Ukraine Invasion Could Cause Another Component Shortage

Written - March 2022

Back in November 2020, Microsoft launched their new generation of gaming consoles, the Xbox Series S and the Xbox Series X.  This all seemed wonderful at the time, but the cumulative effect of pandemic lockdowns had placed the semiconductor industry under great pressure, causing a worldwide chip and component shortage.  As I write this today you still can’t buy a Series X console, more than a year after it launched.

This component shortage hasn’t just affected games consoles and computers however, with everything that uses semiconductors coming under tremendous strain.  In November 2021 both General Motors and Ford announced that they were going to manufacture their own chips because the worldwide shortage was impacting them enormously.

Things began to look like they could return to normal at the beginning of 2022.  Sure, the component shortage would rattle on for the rest of the year, but slowly, mining and manufacturing operations would catch up.  That of course was until Russian tanks rolled across their border and invaded Ukraine.

Both Russia and Ukraine are crucial suppliers of neon gas and palladium to the worldwide semiconductor industry, with Russia alone providing more than 35% of the world’s palladium supply and the two countries providing 40% to 50% of the worldwide supply of semiconductor-grade neon.  Some 90% of the neon used by US-based chip manufacturers including Intel comes from Eastern Europe.

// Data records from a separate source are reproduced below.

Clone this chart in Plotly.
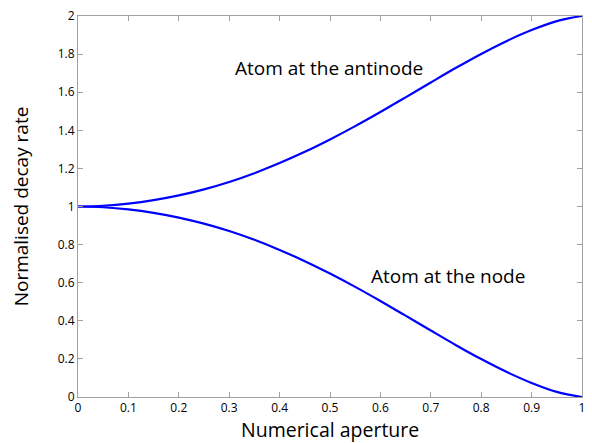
import plotly.graph_objects as go

na = [0.0, 0.05, 0.1, 0.15, 0.2, 0.25, 0.3, 0.35, 0.4, 0.45, 0.5, 0.55,
      0.6, 0.65, 0.7, 0.75, 0.8, 0.85, 0.9, 0.95, 1.0]
antinode = [1.0, 1.004, 1.015, 1.033, 1.058, 1.090, 1.129, 1.175, 1.228, 1.287, 1.352, 1.422,
            1.496, 1.573, 1.651, 1.728, 1.801, 1.868, 1.926, 1.973, 2.0]
node = [1.0, 0.996, 0.985, 0.967, 0.942, 0.910, 0.871, 0.825, 0.772, 0.713, 0.648, 0.578,
        0.504, 0.427, 0.349, 0.272, 0.199, 0.132, 0.074, 0.027, 0.0]

xticks = [0, 0.1, 0.2, 0.3, 0.4, 0.5, 0.6, 0.7, 0.8, 0.9, 1]
xticklabels = ["0", "0.1", "0.2", "0.3", "0.4", "0.5", "0.6", "0.7", "0.8", "0.9", "1"]
yticks = [0, 0.2, 0.4, 0.6, 0.8, 1, 1.2, 1.4, 1.6, 1.8, 2]
yticklabels = ["0", "0.2", "0.4", "0.6", "0.8", "1", "1.2", "1.4", "1.6", "1.8", "2"]

font_family = "Open Sans, Noto Sans, sans-serif"

fig = go.Figure()
for y in (antinode, node):
    fig.add_trace(go.Scatter(x=na, y=y, mode="lines",
                             line=dict(color="#0000ff", width=2.2, shape="spline", smoothing=1.0),
                             showlegend=False, hoverinfo="skip"))

fig.add_annotation(x=0.4975, y=1.727, text="Atom at the antinode", showarrow=False,
                   font=dict(size=19, color="black", family=font_family))
fig.add_annotation(x=0.734, y=0.635, text="Atom at the node", showarrow=False,
                   font=dict(size=19, color="black", family=font_family))
# x-axis title placed as a paper annotation for exact vertical placement
fig.add_annotation(x=0.5, y=0, xref="paper", yref="paper", yanchor="middle", yshift=-32,
                   text="Numerical aperture", showarrow=False,
                   font=dict(size=19.5, color="black", family=font_family))

axis_common = dict(showgrid=False, zeroline=False, showline=True, linecolor="#a0a0a0",
                   linewidth=1, mirror="ticks", ticks="inside", ticklen=5, automargin=False,
                   ticklabeloverflow="allow",
                   tickcolor="#a0a0a0", tickfont=dict(size=12, color="black", family=font_family))

fig.update_xaxes(range=[0, 1], tickvals=xticks, ticktext=xticklabels, **axis_common)
fig.update_yaxes(range=[0, 2], tickvals=yticks, ticktext=yticklabels,
                 title=dict(text="Normalised decay rate", font=dict(size=19, color="black", family=font_family),
                            standoff=25),
                 **axis_common)

# the page body adds an 8px margin, so the figure is sized and offset to compensate
fig.update_layout(width=584, height=435, margin=dict(l=70, r=10, t=8, b=46),
                  plot_bgcolor="white", paper_bgcolor="white")

fig.write_html("out.html")
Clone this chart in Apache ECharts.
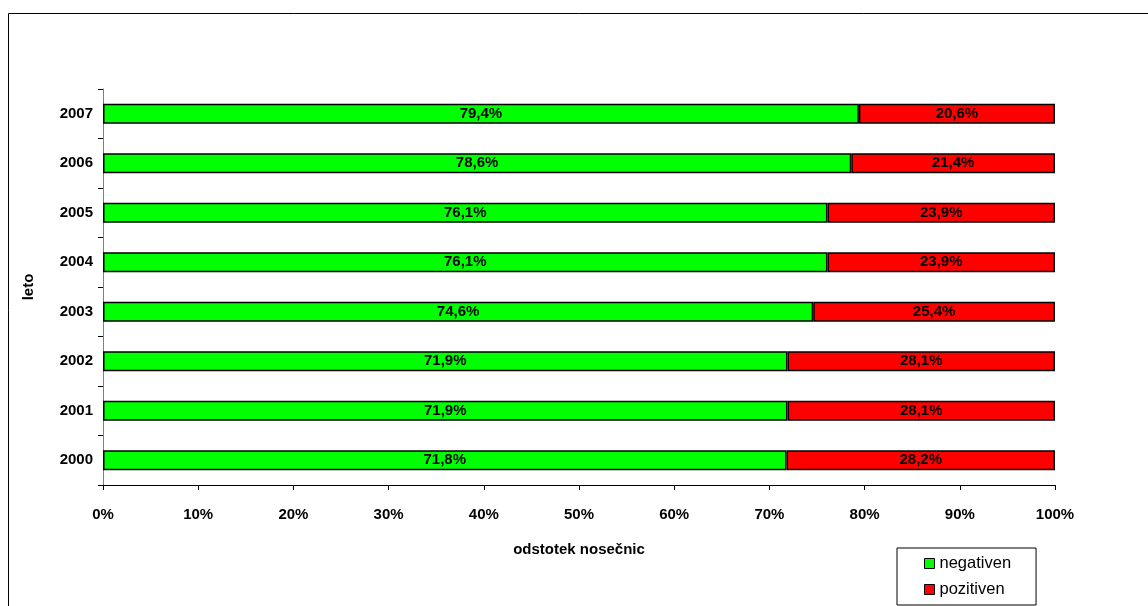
<!DOCTYPE html>
<html>
<head>
<meta charset="utf-8">
<script src="https://cdn.jsdelivr.net/npm/echarts@6/dist/echarts.min.js"></script>
<style>html,body{margin:0;padding:0;background:#fff}#c{width:1148px;height:606px}</style>
</head>
<body>
<div id="c"></div>
<script>
const years = ['2000','2001','2002','2003','2004','2005','2006','2007'];
const negativen = [71.8, 71.9, 71.9, 74.6, 76.1, 76.1, 78.6, 79.4];
const pozitiven = [28.2, 28.1, 28.1, 25.4, 23.9, 23.9, 21.4, 20.6];
const xTicks = [0,10,20,30,40,50,60,70,80,90,100];

const FONT = '"Liberation Sans", Arial, sans-serif';
const chart = echarts.init(document.getElementById('c'));
const lbl = {
  show: true, position: 'inside', color: '#000', fontWeight: 'bold',
  fontFamily: FONT, fontSize: 15,
  formatter: p => p.value.toFixed(1).replace('.', ',') + '%'
};
chart.setOption({
  animation: false,
  backgroundColor: '#fff',
  graphic: [{
    type: 'rect', shape: {x: 8.5, y: 13.5, width: 1200, height: 700},
    style: {fill: 'none', stroke: '#000', lineWidth: 1}, silent: true, z: -10
  }],
  grid: {left: 103, right: 93, top: 89, bottom: 121},
  legend: {
    orient: 'vertical', left: 897, top: 548,
    data: ['negativen', 'pozitiven'],
    borderColor: '#000', borderWidth: 1, backgroundColor: '#fff',
    padding: [7, 25, 7, 27], itemGap: 9,
    itemWidth: 10, itemHeight: 10, icon: 'rect',
    textStyle: {fontFamily: FONT, fontSize: 16.5, color: '#000'},
    itemStyle: {borderColor: '#000', borderWidth: 1}
  },
  xAxis: {
    type: 'value', min: 0, max: 100, interval: 10,
    name: 'odstotek nosečnic', nameLocation: 'middle', nameGap: 57,
    nameTextStyle: {fontFamily: FONT, fontSize: 15, fontWeight: 'bold', color: '#000'},
    axisLine: {show: true, lineStyle: {color: '#000', width: 1}},
    axisTick: {show: true, length: 5, lineStyle: {color: '#000'}},
    splitLine: {show: false},
    axisLabel: {
      margin: 22, fontFamily: FONT, fontSize: 15, fontWeight: 'bold', color: '#000',
      formatter: v => xTicks.includes(v) ? v + '%' : ''
    }
  },
  yAxis: {
    type: 'category', data: years,
    name: 'leto', nameLocation: 'middle', nameGap: 67, nameRotate: 90,
    nameTextStyle: {fontFamily: FONT, fontSize: 15, fontWeight: 'bold', color: '#000'},
    axisLine: {show: true, lineStyle: {color: '#808080', width: 1}},
    axisTick: {show: true, length: 5, alignWithLabel: false, lineStyle: {color: '#000'}},
    axisLabel: {margin: 10, fontFamily: FONT, fontSize: 15, fontWeight: 'bold', color: '#000'}
  },
  series: [
    {name: 'negativen', type: 'bar', stack: 's', data: negativen, barWidth: 20,
     itemStyle: {color: '#00FF00', borderColor: '#000', borderWidth: 1.5}, label: lbl},
    {name: 'pozitiven', type: 'bar', stack: 's', data: pozitiven, barWidth: 20,
     itemStyle: {color: '#FF0000', borderColor: '#000', borderWidth: 1.5}, label: lbl}
  ]
});
</script>
</body>
</html>
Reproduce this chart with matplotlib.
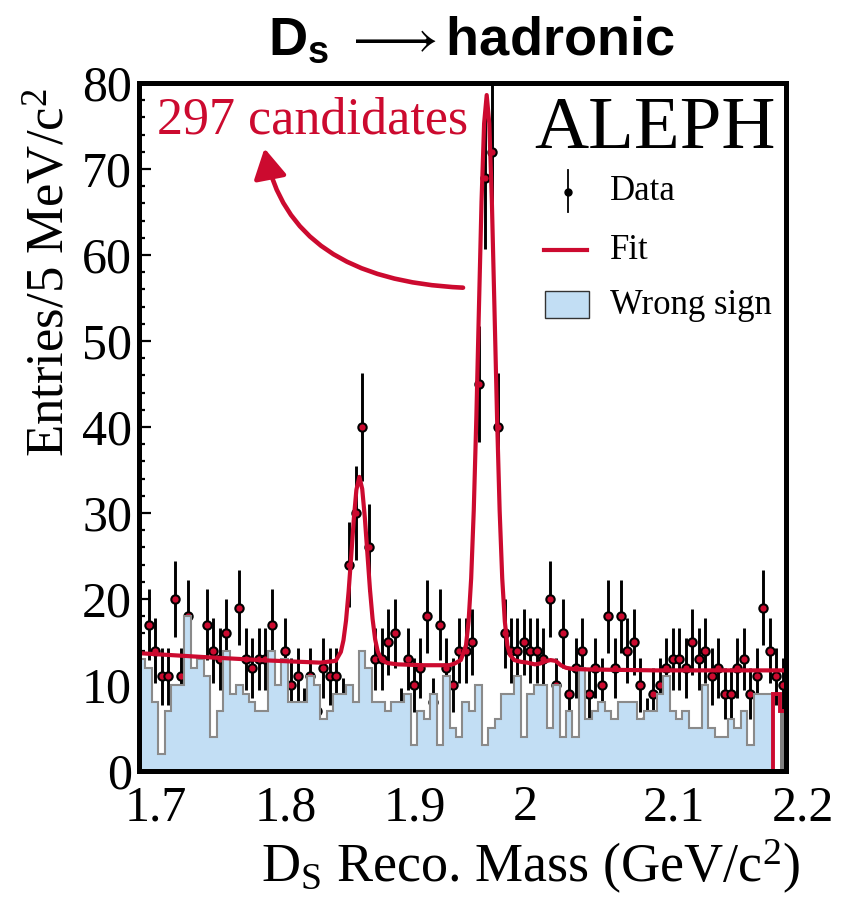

Clearly there’s no mining and manufacturing happening at all in Ukraine right now, with the focus being entirely on repelling an invading army, and providing the basic needs of food, water, power, medical aid, and shelter to the Ukrainian people.  The potential for exports in the future though will be made almost impossible should the Russian military take the Black Sea ports of Mariupol and Odesa.

Heavy sanctions are also hitting Russia hard, but while mining and manufacturing operations there will be continuing, sales of those components to any country other than China is almost impossible.  Neon gas is used in the lasers that produce silicon wafers, on each of which are hundreds of individual silicon chips.  Palladium is also used in many technological components from silicon chips to catalytic converters.

Then there’s the fact that supply and demand is pushing up the prices of these and other components, with the price of neon shooting up by 600% the last time Russia invaded Ukraine in 2014.  This is bound to be repeated and sanctions could continue to be imposed on Russia for years to come.

The upshot of all this is that we can definitely expect a difficult situation to get worse, and for the worldwide component shortage to last for a significantly longer time than anybody had hoped.  If you’re looking to buy a new laptop, graphics card, console, or car, my best advice is to buy one soon, before shortages really start to bite, and prices rise still further.

That being said, I must make reference to the fact that there is an enormous humanitarian disaster taking place in Europe right now, so rampant consumerism aside, please spare some thoughts, time, and spare money for Ukraine relief appeals in your country, and give whatever you can.  For now though, my thoughts are with all the Microsoft MVP awardees in Ukraine and Russia, keep safe.